Wright reported that he had received an offer from the Solar Initiative to contribute 75 percent of the estimated $38,000 cost of hiring a firm to put out a request for proposals for a battery storage system and to evaluate the results. Wright said: “We have benefited from the Solar Initiative before,” with the donation of a rooftop solar array at the power company’s plant.
As for the cost of the battery system, there is grant money available for a portion of the cost.
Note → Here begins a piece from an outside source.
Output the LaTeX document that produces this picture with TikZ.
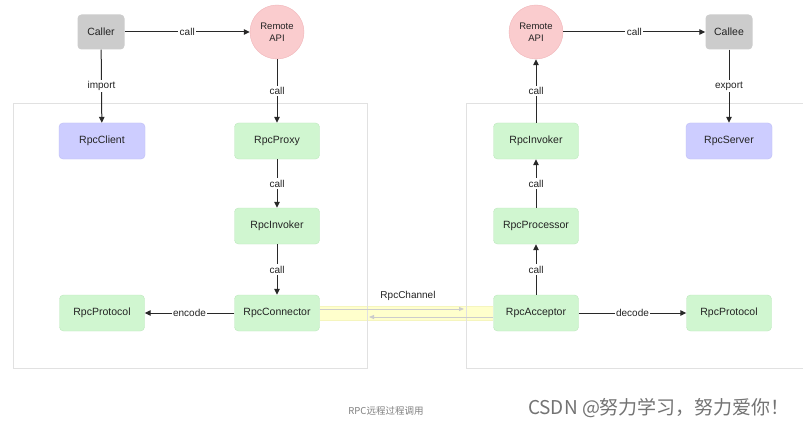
\documentclass[tikz,border=0pt]{standalone}
\usepackage{fontspec}
\setmainfont{Liberation Sans}
\newfontfamily\cjk{Noto Sans CJK SC}
\usetikzlibrary{arrows.meta}
\definecolor{grayfill}{RGB}{204,204,204}
\definecolor{pinkfill}{RGB}{250,204,206}
\definecolor{pinkdraw}{RGB}{240,180,184}
\definecolor{greenfill}{RGB}{208,246,208}
\definecolor{greendraw}{RGB}{190,232,190}
\definecolor{purplefill}{RGB}{205,205,255}
\definecolor{purpledraw}{RGB}{190,190,245}
\definecolor{panelline}{RGB}{225,225,225}
\definecolor{bandfill}{RGB}{255,255,204}
\definecolor{banddraw}{RGB}{245,245,190}
\definecolor{linecol}{RGB}{40,40,40}
\definecolor{txt}{RGB}{35,35,35}
\begin{document}
\begin{tikzpicture}[x=1pt,y=-1pt,
  gbox/.style={rounded corners=4pt, fill=greenfill, draw=greendraw, minimum width=85pt, minimum height=36pt, font=\fontsize{10.5}{12}\selectfont, text=txt},
  pbox/.style={rounded corners=4pt, fill=purplefill, draw=purpledraw, minimum width=86pt, minimum height=36pt, font=\fontsize{10.5}{12}\selectfont, text=txt},
  graybox/.style={rounded corners=4pt, fill=grayfill, draw=none, minimum width=47pt, minimum height=35pt, font=\fontsize{10.5}{12}\selectfont, text=txt},
  api/.style={circle, fill=pinkfill, draw=pinkdraw, minimum size=54pt, inner sep=0pt, align=center, font=\fontsize{9.5}{11.5}\selectfont, text=txt},
  conn/.style={draw=linecol, line width=1pt, -{Triangle[length=6pt,width=5.5pt]}},
  lbl/.style={fill=white, inner sep=1.5pt, font=\fontsize{10}{12}\selectfont, text=txt},
  panel/.style={draw=panelline, line width=1pt},
  faint/.style={draw=black!20, line width=0.8pt, -{Triangle[length=5pt,width=4pt]}}
]
\useasboundingbox[fill=white] (0,0) rectangle (803,425);

% channel band
\coordinate (bandTL) at (320,306);
\coordinate (bandBR) at (493,320);
\fill[bandfill] (bandTL) rectangle (bandBR);
\draw[banddraw, line width=0.5pt] (bandTL) -- (493,306);
\draw[banddraw, line width=0.5pt] (320,320) -- (bandBR);

% panels
\draw[panel] (13,104) rectangle (367,368);
\draw[panel] (803,104) -- (466,104) -- (466,368) -- (803,368);

% left side
\node[graybox] (caller) at (101,32) {Caller};
\node[api] (apiL) at (277,32) {Remote\\API};
\node[pbox] (client) at (102,141) {RpcClient};
\node[gbox] (proxy) at (277,141) {RpcProxy};
\node[gbox] (invL) at (277,226) {RpcInvoker};
\node[gbox] (connector) at (277,313) {RpcConnector};
\node[gbox] (protoL) at (102,313) {RpcProtocol};

% right side
\node[api] (apiR) at (536,32) {Remote\\API};
\node[graybox] (callee) at (729,32) {Callee};
\node[gbox] (invR) at (536,141) {RpcInvoker};
\node[pbox] (server) at (729,141) {RpcServer};
\node[gbox] (proc) at (536,226) {RpcProcessor};
\node[gbox] (acc) at (536,313) {RpcAcceptor};
\node[gbox] (protoR) at (729,313) {RpcProtocol};

% connectors left
\draw[conn] (caller) -- node[lbl] {call} (apiL);
\draw[conn] (caller) -- node[lbl] {import} (client);
\draw[conn] (apiL) -- node[lbl] {call} (proxy);
\draw[conn] (proxy) -- node[lbl] {call} (invL);
\draw[conn] (invL) -- node[lbl] {call} (connector);
\draw[conn] (connector) -- node[lbl] {encode} (protoL);

% connectors right
\draw[conn] (apiR) -- node[lbl] {call} (callee);
\draw[conn] (callee) -- node[lbl] {export} (server);
\draw[conn] (invR) -- node[lbl] {call} (apiR);
\draw[conn] (proc) -- node[lbl] {call} (invR);
\draw[conn] (acc) -- node[lbl] {call} (proc);
\draw[conn] (acc) -- node[lbl] {decode} (protoR);

% channel arrows
\coordinate (chRight) at (464,309);
\coordinate (chLeft) at (369,317);
\draw[faint] ([yshift=4pt]connector.east) -- (chRight);
\draw[faint] ([yshift=-4pt]acc.west) -- (chLeft);
\node[font=\fontsize{10}{12}\selectfont, text=txt] (chan) at (408,296) {RpcChannel};

% captions
\node[font=\fontsize{9.5}{11}\cjk, text=black!50] (cap) at (386,411) {RPC远程过程调用};
\node[font=\fontsize{19}{21}\cjk, text=black!55] (wm) at (659,408) {CSDN @努力学习，努力爱你！};
\end{tikzpicture}
\end{document}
Wright said the Solar Initiative was also committing $250,000 in matching funds for the grant, if received. “In a year to 18 months, we could have a utility-sized battery storage system,” said Wright.
Upon discussion, the board voted to go ahead with the agreement to engage Fractal Energy Storage Consultants to issue and evaluate the RFPs.
That wasn’t the only good news Wright had. “It’s like Christmas,” he said. “When I had my meeting with [the anonymous donor behind the Solar Initiative] he said ‘that’s great but I want to do something greater.’” And with that, Wright announced that the power company would be receiving a new electric bucket truck – and it would be only the eighth one in the United States.
A regular bucket truck costs about $300,000 these days. An EV one is just under $620,000. “I don’t think I’ve ever been so excited since I came here,” said Wright. “I can’t thank you enough,” he said to the Solar Initiative’s program director, Wade Ortel, who was at the meeting.
“All ratepayers should be grateful for the truck,” said BIPCo lineman Evan Carey. He added that the new truck could go higher than the old ones, making it safer for the linemen who wouldn’t have to actually climb to the top of the higher poles anymore. “It’s not just a toy. It’s unbelievable to get a truck like that.”

New power supply contracts
The Block Island Utility District has dodged a bullet when it comes to the impacts of escalating fuel prices. The district enters into contracts to purchase electricity from power producers that feed it into the New England Power Grid.
Since turning off the diesel generators that burned a million gallons of fuel per year, the Utility District has entered into a series of contracts to source its electricity, developing a portfolio that utilizes natural gas, solar,and hydro. Each contract is for a set period of time, at a set price.
For the Block Island Power Company, its largest contract is for natural gas, which of course has increased dramatically in price. However, Wright was lucky, or wise enough to secure the current contract for natural gas before a huge price spike. Another challenge is to determine just how much energy is needed. To contract for more than the utility needs is money wasted. To contract for less is risky because the gap can mean the utility has to buy its energy on
the “spot market.”
Wright secured new contracts with Shell North America on July 6, at a price of $65.25 per megawatt hour, up from $49.90 in the previous contract. However, just after July 6, the price to buy electricity on the spot market in New England rose to $600 per megawatt hour.
“I feel very good that we acted when we did and with the pricing we got from Shell,” wrote Wright in his President’s report. “If we had waited even another week, the outcome could’ve been different.”
Even though the price has increased, BIPCo is seeing savings coming from other areas. The grid charges a “capacity charge” to each utility based on its annual peak usage, but those costs have decreased in the past couple of years. But even more significantly, the power company’s recent voltage conversion project has reduced line losses by almost a third, so the company doesn’t need to buy as much energy to meet its needs.